Политическая ориентация газеты «Утро», в которой появился роман (она издавалась на средства П. П. Рябушинского <см.: Политические партии России, 539>), подсказывает: автор «Анархистов будущего» близок к сторонникам партии мирного обновления, сложившейся на излете краткой истории существования Первой Государственной думы из левых октябристов и правых кадетов (в т. ч. бывших земцев-конституционалистов) — тех умеренных либералов, для которых П. Н. Милюков был слишком лев, а С. Ю. Витте — чересчур прав. Они стремились сформировать некий политический центр, который смог бы нейтрализовать, обуздать крайние фланги — как силы реакции, так и силы революции. Эти носители либерально-центристских взглядов, сторонники конституционной монархии с двухпалатным парламентом, полагали противоречия в революционном лагере непреодолимыми (левые воюют все и против всех), а потому видели в вооруженных левых радикалах огромную опасность, но вместе с тем опасность преходящую, временную. Анархисты и разделенные на партии социалисты непримиримы друг к другу и тем обрекают организованное крайне левое движение на гибель. Крестьянство, до поры до времени молчаливое, безликое, безымянное, аполитичное, — вот реальный источник угрозы в стране, где не решен (или решен нерационально) земельный вопрос.

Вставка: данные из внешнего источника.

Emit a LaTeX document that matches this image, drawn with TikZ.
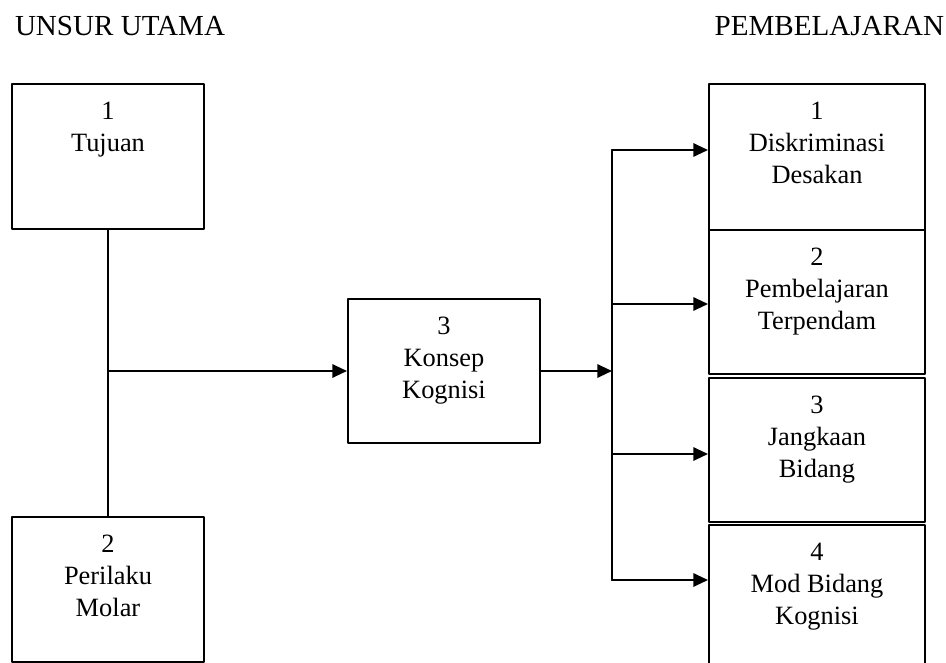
\documentclass[tikz,border=0pt]{standalone}
\usepackage{fontspec}
\setmainfont{Liberation Serif}
\usetikzlibrary{arrows.meta}
\usetikzlibrary{positioning}

\begin{document}
\begin{tikzpicture}[line cap=round,line join=round,line width=1.5pt,>={Triangle[length=11pt,width=10pt]},x=0.75pt,y=-0.75pt,
  kotak/.style={draw,inner sep=0pt,minimum width=144pt},
  kotakkanan/.style={kotak,minimum width=162pt},
  isi/.style={align=center,inner sep=0pt,font=\fontsize{19.8}{24}\selectfont},
  judul/.style={inner sep=0pt,font=\fontsize{21.8}{26}\selectfont}]
\clip (0,0) rectangle (946,663);

%judul
\node[judul,anchor=base west] (unsur) at (14,36) {UNSUR UTAMA};
\node[judul,anchor=base east] (belajar) at (945,36) {PEMBELAJARAN};

%unsur utama
\node[kotak,minimum height=108.75pt] (tujuan) at (108,156.5) {};
\node[isi,below=13.6pt of tujuan.north] (tujuant) {1\\Tujuan};
\node[kotak,minimum height=108.75pt] (molar) at (108,589.5) {};
\node[isi,below=13.6pt of molar.north] (molart) {2\\Perilaku\\Molar};
\draw (tujuan) -- (molar);

%konsep kognisi
\node[kotak,minimum height=108pt] (konsep) at (444,371) {};
\node[isi,below=13.6pt of konsep.north] (konsept) {3\\Konsep\\Kognisi};
\coordinate (cabang) at (tujuan.south |- konsep.west);
\draw[->] (cabang) -- (konsep);

%pembelajaran
\node[kotakkanan,minimum height=109.5pt] (diskrim) at (817,157) {};
\node[isi,below=13.6pt of diskrim.north] (diskrimt) {1\\Diskriminasi\\Desakan};
\node[kotakkanan,minimum height=108pt] (terpendam) at (817,302) {};
\node[isi,below=13.6pt of terpendam.north] (terpendamt) {2\\Pembelajaran\\Terpendam};
\node[kotakkanan,minimum height=108pt] (jangkaan) at (817,450) {};
\node[isi,below=13.6pt of jangkaan.north] (jangkaant) {3\\Jangkaan\\Bidang};
\node[kotakkanan,minimum height=108.75pt] (modbidang) at (817,597.5) {};
\node[isi,below=13.6pt of modbidang.north] (modbidangt) {4\\Mod Bidang\\Kognisi};

%garis pembahagi
\coordinate (bus) at (612,371);
\draw[->] (konsep) -- (bus);
\coordinate (busatas) at (612,150);
\coordinate (busbawah) at (612,580);
\draw (busatas) -- (busbawah);
\foreach \n/\y in {diskrim/150,terpendam/304,jangkaan/454,modbidang/580}
{
\coordinate (k\n) at (612,\y);
\draw[->] (k\n) -- (\n.west |- k\n);
}
\end{tikzpicture}
\end{document}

Безусловно, подобный роман мог быть написан именно в 1907 г. и никак не раньше (не в 1905 или 1906). Тени красных и черных знамен, материализовавшиеся в период солдатских и матросских мятежей, политических забастовок, баррикадных боев, продавившие себе дорогу в 1-ю и 2-ю Думы, в 1907 г. словно бы развоплотились, не в силах помешать П. А. Столыпину ни 3 июня, ни позднее. Зато крестьянская масса, угрюмая, озлобленная, неорганизованно взволновавшаяся после других недовольств, что она приготовила России? Уж не девятый ли всесокрушающий вал спонтанной, даже животной революции по образцу мужицких бунтов и войн далекого и недавнего прошлого? Русская деревня — как незаживающая, вечно кровоточащая рана — излечима ли она?